Disability Practice in the Spotlight
On The Campus Beat
Donna-Marie Thompson brings a strong commitment to social justice and advocating for the rights of others to her current position as the Disability Support Coordinator at the Springfield Campus of the University of Southern Queensland (USQ). She approaches this role with knowledge that each student is a genuine individual, and works to build on their strengths and capacities. Equally as important, Donna-Marie is adept at identifying gaps in services and developing initiatives to fill those gaps. And in turn the role provides her with new opportunities. “It’s been a roller-coaster ride – but an exciting one”.
Prior to this role Donna-Marie worked in the criminal justice system, including six years as a Police Officer in Victoria, and four years supporting victims and offenders of crime in Queensland. This included advocating for offenders with disabilities and mental health conditions for a community legal service. “Together these roles gave me a curiosity about people’s behaviours, and an awareness of the lack of recognition and understanding of disability and mental health in the court system”. This inspired her to gain a Psychology degree, and in 2016 she will undertake a Masters in Clinical Psychology. “I have an intrinsic love of learning, and it’s great I can apply what I learn directly to my work, and see the difference it can make”.
Donna-Marie applied for the Disability Support Coordinator role as she was motivated to take on a new challenge in a new environment. Since commencing in the role three years ago, there has been a substantial increase in the number of students with disability seeking support across the University, and especially at her campus. In particular there has been an increase of students with complex mental health concerns, and students on the autism spectrum. She also sees many students with learning disability and ADHD. “So I spend most of my time working with students with hidden disability, and educating staff on the impact of these on their studies”. “Whilst there is a growing awareness and understanding of these in the general community, I still find a lot of hesitancy and fear within the student community to seek support”.
“But I am motivated by the incredible students I support and observing their ability to thrive and deal with challenges despite systemic obstacles.” And she is committed to challenging and changing the sometimes negative perceptions of disability, and the rights of students to an equitable learning environment. And as a change-agent she is committed to trying new things to meet the needs of students.

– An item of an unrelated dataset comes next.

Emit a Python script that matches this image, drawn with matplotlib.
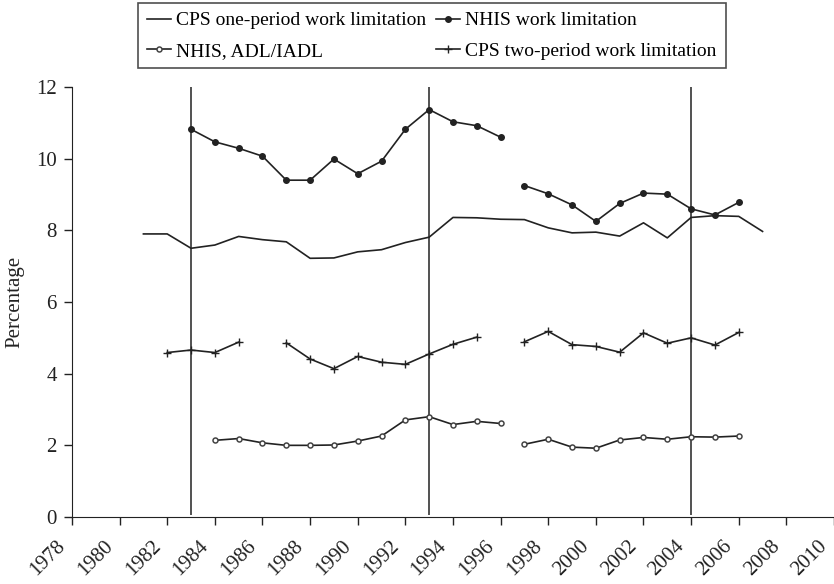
import numpy as np
import matplotlib
matplotlib.use("Agg")
from matplotlib import pyplot as plt
from matplotlib import transforms

nan = np.nan

years = list(range(1981, 2008))

# CPS one-period work limitation, 1981-2007
cps_one = [7.90, 7.90, 7.50, 7.59, 7.83, 7.74, 7.68, 7.22, 7.23, 7.40,
           7.46, 7.66, 7.81, 8.36, 8.35, 8.31, 8.30, 8.07, 7.93, 7.95,
           7.84, 8.21, 7.79, 8.36, 8.41, 8.39, 7.97]

# NHIS work limitation, 1981-2007
nhis_work = [nan, nan, 10.82, 10.47, 10.29, 10.07, 9.40, 9.40, 9.99, 9.58,
             9.93, 10.82, 11.37, 11.03, 10.92, 10.60, 9.25, 9.02, 8.71, 8.25,
             8.75, 9.04, 9.01, 8.60, 8.43, 8.78, nan]

# NHIS ADL/IADL, 1981-2007
nhis_adl = [nan, nan, nan, 2.14, 2.19, 2.07, 2.00, 2.00, 2.01, 2.12,
            2.26, 2.71, 2.80, 2.58, 2.67, 2.61, 2.03, 2.17, 1.95, 1.92,
            2.15, 2.22, 2.17, 2.24, 2.23, 2.26, nan]

# CPS two-period work limitation, 1981-2007
cps_two = [nan, 4.59, 4.66, 4.59, 4.88, nan, 4.86, 4.41, 4.14, 4.48,
           4.32, 4.26, 4.55, 4.82, 5.02, nan, 4.89, 5.18, 4.81, 4.76,
           4.60, 5.14, 4.85, 5.00, 4.80, 5.15, nan]

# survey redesign years
breaks = [1983, 1993, 2004]

plt.rcParams["font.family"] = ["Liberation Serif", "DejaVu Serif"]

fig = plt.figure(figsize=(8.34, 5.84), dpi=100)
ax = fig.add_axes([0.0863, 0.1147, 0.9137, 0.7363])

c = "#222222"
ax.vlines(breaks, 0.05, 12, color=c, lw=1.1)

# NHIS series are not joined between 1996 and 1997
x = np.array(years, dtype=float)
xs = np.insert(x, 16, 1996.5)
nw_s = np.insert(np.array(nhis_work), 16, nan)
na_s = np.insert(np.array(nhis_adl), 16, nan)

l1, = ax.plot(x, cps_one, color=c, lw=1.2, label="CPS one-period work limitation")
l2, = ax.plot(xs, nw_s, color=c, lw=1.2, marker="o", ms=4,
              label="NHIS work limitation")
l3, = ax.plot(xs, na_s, color=c, lw=1.2, marker="o", ms=3.6, mfc="white",
              mec="#444444", mew=1.1, label="NHIS, ADL/IADL")
l4, = ax.plot(x, cps_two, color=c, lw=1.2, marker="+", ms=5.5, mew=1.0,
              label="CPS two-period work limitation")

ax.set_xlim(1978, 2010)
ax.set_ylim(0, 12)
ax.set_xticks(range(1978, 2011, 2))
ax.set_yticks(range(0, 13, 2))
ax.tick_params(axis="both", labelsize=15, colors="#222222", length=6, width=1)
ax.tick_params(axis="y", pad=5)
ax.tick_params(axis="x", pad=8)
shift = transforms.ScaledTranslation(-16 / 100, 0, fig.dpi_scale_trans)
for lab in ax.get_xticklabels():
    lab.set_rotation(45)
    lab.set_ha("right")
    lab.set_rotation_mode("anchor")
    lab.set_transform(lab.get_transform() + shift)
ax.set_ylabel("Percentage", fontsize=15, color="#222222", labelpad=8)
ax.spines["top"].set_visible(False)
ax.spines["right"].set_visible(False)
ax.spines["left"].set_color("#222222")
ax.spines["bottom"].set_color("#222222")

leg = fig.legend([l1, l3, l2, l4],
                 [l1.get_label(), l3.get_label(), l2.get_label(), l4.get_label()],
                 loc="upper center", bbox_to_anchor=(432 / 834, 1 - 3 / 584),
                 borderaxespad=0, ncol=2, fontsize=14, frameon=True, fancybox=False,
                 handlelength=1.2, handletextpad=0.3, columnspacing=0.5,
                 borderpad=0.45, labelspacing=0.65, edgecolor="#222222")
leg.get_frame().set_linewidth(1.2)

fig.savefig("out.png", dpi=100)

“When I see a gap, I ask – how do I fill this gap?” So when a student on the autism spectrum came to Donna-Marie in tears, expressing his loneliness, and wondering how he could meet other students like himself, a peer-mentoring study skills program evolved. The A-Skills 8 week program is promoted as a study skills program that provides students with ASD the opportunity to develop strategies to achieve their personal study goals, and increase their autonomy, competence and well-being. It also enables connections to other students with ASD. She felt very honoured to be able to present this program at the last Pathways Conference. The program has since been rolled out to two other campuses of the University, and Donna-Marie has been supported to work with Dr Charlotte Brownlow to conduct a quantitative and qualitative evaluation of the program. They are also working together to co-author a chapter for an international textbook on neuro-diversity in education.
The importance of relationship building is essential for the role. Donna-Marie appreciates the team of supportive staff and management at USQ, as well as the opportunity to develop great relationships with academics. “Don’t underestimate the value of developing relationships with academics, administrative and professional staff throughout the university…they will be key to promoting change.”

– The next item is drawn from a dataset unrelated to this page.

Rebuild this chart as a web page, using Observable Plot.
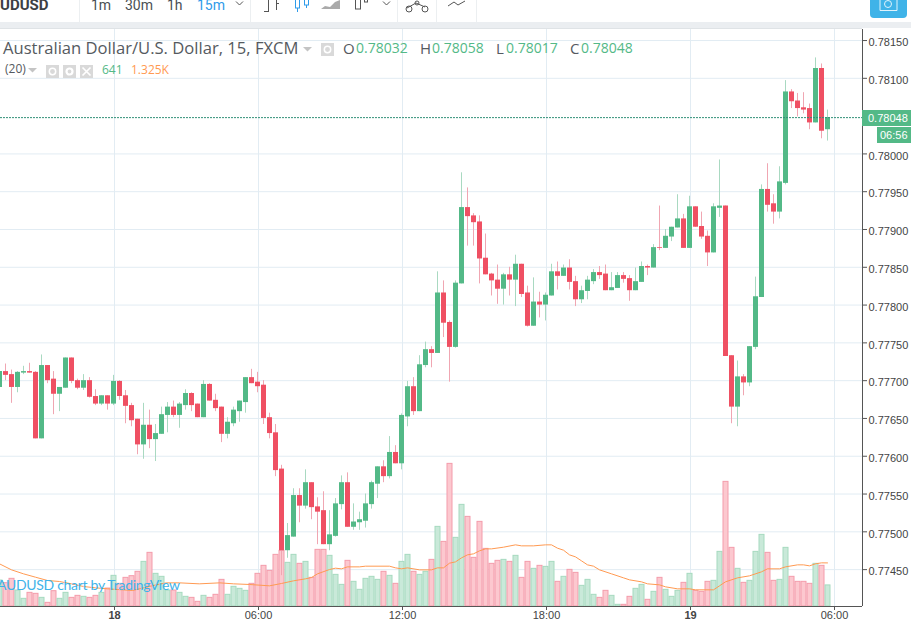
<!DOCTYPE html>
<html><head><meta charset="utf-8">
<script src="https://cdn.jsdelivr.net/npm/d3@7"></script>
<script src="https://cdn.jsdelivr.net/npm/@observablehq/plot@0.6"></script>
<style>
html,body{margin:0;padding:0;background:#fff;overflow:hidden}
#wrap{position:relative;width:911px;height:620px;overflow:hidden;font-family:"Open Sans","Noto Sans",sans-serif}
#chart{position:absolute;left:0;top:0}
.t{position:absolute;white-space:pre;line-height:1}
.box{position:absolute;background:#d8d8d8}
</style></head><body>
<div id="wrap"><div id="chart"></div></div>
<script>
// prices in units of 0.00001; one entry per 15-minute bar, bar 0 = 18th 00:00
const firstBar = -19;
const open = [
77691,77712,77708,77691,77710,77712,77711,77623,77720,77702,
77682,77690,77730,77700,77690,77700,77679,77669,77680,77669,
77699,77680,77667,77649,77615,77641,77622,77629,77654,77665,
77654,77667,77683,77669,77651,77695,77674,77665,77629,77643,
77659,77671,77704,77698,77694,77651,77631,77583,77475,77493,
77548,77534,77565,77533,77528,77483,77494,77536,77565,77506,
77512,77514,77536,77563,77586,77573,77605,77590,77652,77692,
77659,77720,77741,77736,77816,77777,77744,77828,77929,77918,
77910,77862,77841,77833,77821,77840,77833,77854,77816,77772,
77804,77800,77812,77844,77838,77849,77831,77807,77818,77831,
77843,77841,77819,77822,77839,77835,77819,77830,77851,77849,
77876,77875,77890,77902,77914,77875,77930,77904,77891,77869,
77928,77931,77733,77665,77705,77697,77744,77810,77953,77934,
77923,77961,78082,78070,78061,78060,78041,78113,78032];
const close = [
77712,77707,77691,77711,77712,77710,77623,77720,77700,77682,
77691,77730,77699,77690,77700,77678,77669,77680,77669,77699,
77679,77666,77647,77615,77641,77622,77630,77655,77665,77654,
77669,77683,77667,77651,77695,77673,77663,77629,77645,77661,
77673,77704,77696,77692,77650,77630,77581,77475,77495,77548,
77534,77565,77532,77526,77483,77496,77537,77565,77506,77513,
77516,77537,77565,77586,77573,77605,77590,77654,77692,77659,
77721,77741,77736,77816,77776,77744,77829,77929,77917,77909,
77861,77840,77832,77821,77840,77833,77854,77814,77772,77804,
77800,77813,77844,77838,77849,77830,77807,77819,77833,77843,
77839,77819,77823,77839,77834,77819,77831,77851,77849,77876,
77875,77891,77903,77914,77875,77930,77903,77890,77869,77930,
77931,77732,77665,77705,77697,77745,77811,77953,77932,77923,
77963,78082,78069,78060,78058,78041,78113,78030,78048];
const high = [
77712,77722,77714,77712,77719,77723,77712,77734,77720,77712,
77691,77730,77730,77702,77708,77704,77688,77680,77680,77707,
77700,77687,77670,77649,77670,77661,77642,77665,77671,77673,
77671,77688,77684,77669,77700,77696,77682,77665,77651,77665,
77673,77704,77715,77711,77700,77657,77642,77588,77511,77557,
77557,77582,77565,77545,77553,77528,77544,77574,77578,77537,
77526,77550,77567,77586,77594,77626,77614,77656,77699,77704,
77733,77751,77745,77844,77832,77779,77832,77975,77955,77921,
77918,77894,77842,77853,77842,77850,77866,77854,77825,77836,
77817,77816,77854,77857,77853,77860,77838,77825,77838,77847,
77851,77853,77843,77843,77843,77839,77849,77857,77853,77880,
77931,77900,77903,77946,77920,77944,77930,77923,77898,77934,
77992,77931,77733,77726,77708,77745,77837,77959,77987,77946,
77983,78097,78085,78080,78081,78066,78127,78119,78058];
const low = [
77691,77700,77670,77684,77708,77710,77623,77623,77696,77655,
77659,77690,77696,77688,77687,77677,77667,77667,77661,77667,
77674,77643,77639,77602,77596,77610,77593,77629,77631,77651,
77637,77661,77659,77651,77651,77673,77659,77618,77623,77639,
77645,77657,77696,77684,77642,77623,77573,77442,77465,77493,
77512,77530,77516,77483,77483,77475,77493,77529,77506,77502,
77502,77505,77530,77544,77565,77570,77590,77582,77639,77654,
77659,77717,77717,77736,77757,77698,77743,77828,77878,77878,
77828,77840,77812,77801,77800,77812,77798,77810,77771,77772,
77783,77779,77812,77820,77838,77820,77798,77802,77807,77827,
77834,77819,77819,77822,77829,77805,77819,77830,77839,77849,
77872,77875,77884,77902,77875,77875,77903,77887,77851,77869,
77916,77732,77643,77639,77680,77692,77741,77810,77923,77907,
77914,77959,78060,78049,78053,78032,78041,78020,78017];
const volume = [
790,709,841,486,233,415,385,263,111,466,
233,415,263,324,294,263,324,415,547,932,
689,871,922,1054,1357,1631,993,902,486,486,
415,294,263,142,324,263,355,810,355,598,
537,476,689,993,1236,1084,1570,1692,1327,1570,
1297,1357,871,1722,1722,1540,962,658,1388,750,
507,841,902,810,1054,932,689,1357,1570,1054,
962,1054,1418,2421,1965,4336,2087,3090,2725,1479,
2573,1752,1297,1388,1418,1357,1540,871,1357,1145,
1236,1205,1357,750,902,1114,1023,628,810,355,
263,476,324,51,51,294,537,658,203,446,
871,507,294,476,719,993,476,446,750,780,
1661,3789,1783,1145,719,780,1661,2178,1631,780,
810,1783,902,750,750,689,1297,1236,641];
// volume moving average (20), read at the line's visible corners
const maBar = [-19,-17,-15,-13,-11,-9,-7,-5,-3,-1,3.2,6.6,8.8,11,14.3,17.7,20,22.7,26,28,30,32,33,34,36,37,38,39,41,42,46,47,48,49,51,53,54,55,56,57,58,59,60,61,62,63,65,67,68,70,72,73,74,75,76,77,78,79,80,81,83,85,86,88,89,91,92,94,96,97,100,101,102,104,106,108,109,111,112,114,115,116,117,118,119];
const maValue = [1297,1114,993,891,790,760,689,608,567,537,486,638,719,719,689,719,689,669,628,700,780,841,881,993,1124,1165,1145,1205,1205,1226,1226,1175,1145,1175,1114,1114,1175,1175,1317,1357,1479,1570,1601,1692,1752,1752,1803,1874,1844,1844,1874,1874,1773,1712,1570,1509,1388,1266,1226,1114,993,871,810,750,689,658,598,537,537,507,507,628,750,871,932,1054,1145,1145,1205,1266,1266,1236,1297,1327,1325];
const priceTicks = [77450,77500,77550,77600,77650,77700,77750,77800,77850,77900,77950,78000,78100,78150];
const priceTickLabels = priceTicks.map(d => (d / 1e5).toFixed(5));
const dayTicks = [0,96];
const dayLabels = ["18","19"];
const hourTicks = [24,48,72,120];
const hourLabels = ["06:00","12:00","18:00","06:00"];
const lastPrice = 78048;

const RED="#ef5063", GREEN="#53b987", WICKR="#f0a6b2", WICKG="#a9d9c1";
const priceFloor = 77401.2;          // price at the bottom of the pane
const pricePerVolume = 1.323 / 30.4; // volume pane shares the pane's height

const bars = open.map((o,i)=>({bar:firstBar+i,o,c:close[i],h:high[i],l:low[i],v:volume[i],up:close[i]>=o}));
const ma = maBar.map((b,i)=>({bar:b,v:maValue[i]}));
const volY = v => priceFloor + v*pricePerVolume;

const plot = Plot.plot({
  width:911,height:620,marginLeft:0,marginRight:49,marginTop:29,marginBottom:14,
  style:{background:"transparent",fontFamily:"'Liberation Sans',Arial,sans-serif",fontSize:"11px",color:"#555"},
  x:{domain:[-113/6,749/6],range:[0,862]},
  y:{domain:[priceFloor,78164.6],range:[606,29]},
  marks:[
    Plot.ruleX([...dayTicks,...hourTicks],{x:d=>d,stroke:"#e2ecf3",strokeWidth:1,dx:1}),
    Plot.ruleY(priceTicks,{y:d=>d,stroke:"#e2ecf3",strokeWidth:1}),
    // volume
    Plot.rect(bars,{x1:d=>d.bar-1/3,x2:d=>d.bar+1/2,y1:()=>priceFloor,y2:d=>volY(d.v),
      fill:d=>d.up?"#c9e9d9":"#fcc8cf",stroke:d=>d.up?"#a6dabf":"#f49cab",strokeWidth:1}),
    Plot.line(ma,{x:"bar",y:d=>volY(d.v),stroke:"#ff9a52",strokeWidth:1,curve:"linear"}),
    // candles
    Plot.ruleX(bars,{x:"bar",y1:"l",y2:"h",stroke:d=>d.up?WICKG:WICKR,strokeWidth:1}),
    Plot.ruleX(bars,{x:"bar",y1:"o",y2:"c",stroke:d=>d.up?GREEN:RED,strokeWidth:5}),
    // last price
    Plot.ruleY([lastPrice],{y:d=>d,stroke:"#2f8f76",strokeWidth:1,strokeDasharray:"2,1"}),
    // axes
    Plot.axisX({ticks:dayTicks,tickFormat:d=>dayLabels[dayTicks.indexOf(d)],tickSize:4,tickPadding:1,label:null,anchor:"bottom",stroke:"#555",fill:"#444",fontWeight:"bold",dx:1}),
    Plot.axisX({ticks:hourTicks,tickFormat:d=>hourLabels[hourTicks.indexOf(d)],tickSize:4,tickPadding:1,label:null,anchor:"bottom",stroke:"#555",fill:"#444",dx:1}),
    Plot.axisY({ticks:priceTicks,tickFormat:d=>priceTickLabels[priceTicks.indexOf(d)],tickSize:4,tickPadding:2,label:null,anchor:"right",stroke:"#555",fill:"#444",textStroke:"none"}),
    Plot.ruleX([749/6],{stroke:"#555",strokeWidth:1}),
    Plot.ruleY([priceFloor],{stroke:"#555",strokeWidth:1})
  ]
});
const wrap=document.getElementById("wrap");
document.getElementById("chart").appendChild(plot);
// price labels sit a pixel lower than their tick in the reference
plot.querySelectorAll('[aria-label="y-axis tick label"] text').forEach(t=>t.setAttribute("dy","0.2em"));

function T(txt,x,y,size,color,extra){const e=document.createElement("div");e.className="t";e.textContent=txt;
  e.style.cssText=`left:${x}px;top:${y}px;font-size:${size}px;color:${color};${extra||""}`;wrap.appendChild(e);return e;}
function B(x,y,w,h,bg,extra){const e=document.createElement("div");e.className="box";
  e.style.cssText=`left:${x}px;top:${y}px;width:${w}px;height:${h}px;background:${bg};${extra||""}`;wrap.appendChild(e);return e;}

// toolbar
B(0,0,911,22,"#fff");
B(0,22,911,6,"#ebeef1"); B(0,28,862,1,"#dfe3e6");
[79,250,397,436,476].forEach(x=>B(x,0,1,22,"#eceff1"));
T("UDUSD",0,-2,15,"#3c4043","font-weight:700;font-family:Roboto");
T("1m",91,-2,14,"#4a4f54","font-family:Roboto");
T("30m",125,-2,14,"#4a4f54","font-family:Roboto");
T("1h",167,-2,14,"#4a4f54","font-family:Roboto");
T("15m",197,-2,14,"#2f9bea","font-family:Roboto");
const ns="http://www.w3.org/2000/svg";
const ic=document.createElementNS(ns,"svg");
ic.setAttribute("width","911");ic.setAttribute("height","22");
ic.style.cssText="position:absolute;left:0;top:0";
ic.innerHTML=`
<g fill="none" stroke="#555" stroke-width="1">
<path d="M236 1.5l3.5 3.5l3.5-3.5"/><path d="M383 1.5l3.5 3.5l3.5-3.5"/>
<path d="M268.5 0v12M264 11.5h4M276.5 0v10M276 3.5h3"/>
<rect x="355.5" y="-1" width="5" height="10"/><rect x="364.5" y="-1" width="3" height="3"/>
<path d="M407 8l9-5l9 4"/><circle cx="409" cy="9" r="3"/><circle cx="425" cy="9" r="3"/><circle cx="417" cy="3" r="2"/>
<path d="M448 6l6-4l4 3l7-4"/>
</g>
<g fill="none" stroke="#2f9bea" stroke-width="1"><rect x="295.5" y="-1" width="4" height="9"/><path d="M297.5 8v4"/><rect x="304.5" y="-1" width="4" height="6"/><path d="M306.5 5v3"/></g>
<path d="M321 9l4-3l5 1l5-5l5-2v9z" fill="#aaa"/>`;
wrap.appendChild(ic);
B(870,0,37,18,"#3fb3e8","border-radius:0 0 4px 4px");
const cam=document.createElementNS(ns,"svg");cam.setAttribute("width","20");cam.setAttribute("height","12");
cam.style.cssText="position:absolute;left:879px;top:0";
cam.innerHTML=`<g fill="none" stroke="#dff3fc"><circle cx="9" cy="4" r="3.5"/><path d="M1 0v10.5h17v-10.5"/></g>`;wrap.appendChild(cam);

// legend rows
T("Australian Dollar/U.S. Dollar, 15, FXCM",3,40,16.6,"#555a60","font-weight:500");
const caret=(x,y)=>{const s=document.createElementNS(ns,"svg");s.setAttribute("width","9");s.setAttribute("height","5");
 s.style.cssText=`position:absolute;left:${x}px;top:${y}px`;s.innerHTML=`<path d="M0 0h9l-4.5 4.5z" fill="#c4c4c4"/>`;wrap.appendChild(s);};
caret(303,47);
const glyph=(x,y,inner)=>{const s=document.createElementNS(ns,"svg");s.setAttribute("width","13");s.setAttribute("height","13");
 s.style.cssText=`position:absolute;left:${x}px;top:${y}px`;s.innerHTML=`<rect width="13" height="13" fill="#d9d9d9"/>`+inner;wrap.appendChild(s);};
const eyeG=`<circle cx="6.5" cy="6.5" r="3.2" fill="none" stroke="#fff" stroke-width="1.5"/>`;
const gearG=`<circle cx="6.5" cy="6.5" r="3" fill="none" stroke="#fff" stroke-width="2.2"/>`;
const crossG=`<path d="M2.5 2.5l8 8M10.5 2.5l-8 8" stroke="#fff" stroke-width="1.7"/>`;
glyph(321,43,eyeG);
[["O",343,"0.78032",356],["H",420,"0.78058",432],["L",496,"0.78017",506],["C",570,"0.78048",581]].forEach(([a,x,v,vx])=>{
  T(a,x,41,15,"#555a60");T(v,vx,41,14,"#53b987");});
T("(20)",5,63,12,"#555a60");caret(28,68);
glyph(46,65,eyeG);glyph(63,65,gearG);glyph(80,65,crossG);
T("641",102,64,12,"#53b987");T("1.325K",131,64,12,"#ff9a52");

// watermark
T("AUDUSD chart by TradingView",-3,578,14,"#3fb3e8","font-family:Lato;letter-spacing:-0.3px");

// last price labels
B(862,110,49,16,"#53b987");
T("0.78048",868,113,11,"#fff","font-family:'Liberation Sans'");
B(877,127,34,16,"#53b987");
T("06:56",880,130,11,"#fff","font-family:'Liberation Sans'");
</script>
</body></html>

She also regularly attends the Ipswich Disability Network, and her involvement can provide a level of confidence in the local NGOs that clients they refer to USQ will be well supported. As a member of the Queensland Disability Liaison Officer Network she always welcomes the opportunity to catch up with other tertiary practitioners. As a new practitioner she felt warmly accepted and supported in the role, and knows the importance of sharing wisdom and experience with other practitioners, with a positive and open approach.
“We shouldn’t lose sight of each student as an individual with specific strengths and difficulties. I recognise that practitioners can become overwhelmed by the numbers of students requiring support (particularly at the beginning of a semester), but try not to fall into the trap of prescriptive support rather than tailoring to the individual.”
“Whilst compassion and empathy are valuable traits in the sector (thankfully) they need to be balanced with overcoming the temptation to ‘over-support’ a student.” “Ultimately we are supporting the students to become independent and valuable future employees and members of the community. Encouraging autonomy through appropriate support will build resilient and competent students rather than promoting dependence and learned helplessness.” She would like to see the development of more proactive supports that build on student’s strengths and fosters this competence and resilience.
Another vision for the future is universal design within schools, colleges and universities accepted as the norm. She has been involved in hosting presentations for staff on supporting students with disability, but knows it is important to capture all staff. Therefore she is pleased that USQ is in the process of releasing a USQ specific version of Heads-Up and hopes it becomes a compulsory package for all staff.
Life away from the University is spent in her eco-pod built from environmental sustainable material. The back deck looks out on the trees on her one-acre property, and she welcomes the birdlife, local possums and other natural visitors. A great place to sit after work with chocolate, cheese and G&T’s. And when not immersed in the never-ending study of psychology she spends time with her family, two dogs, and enjoys meditation.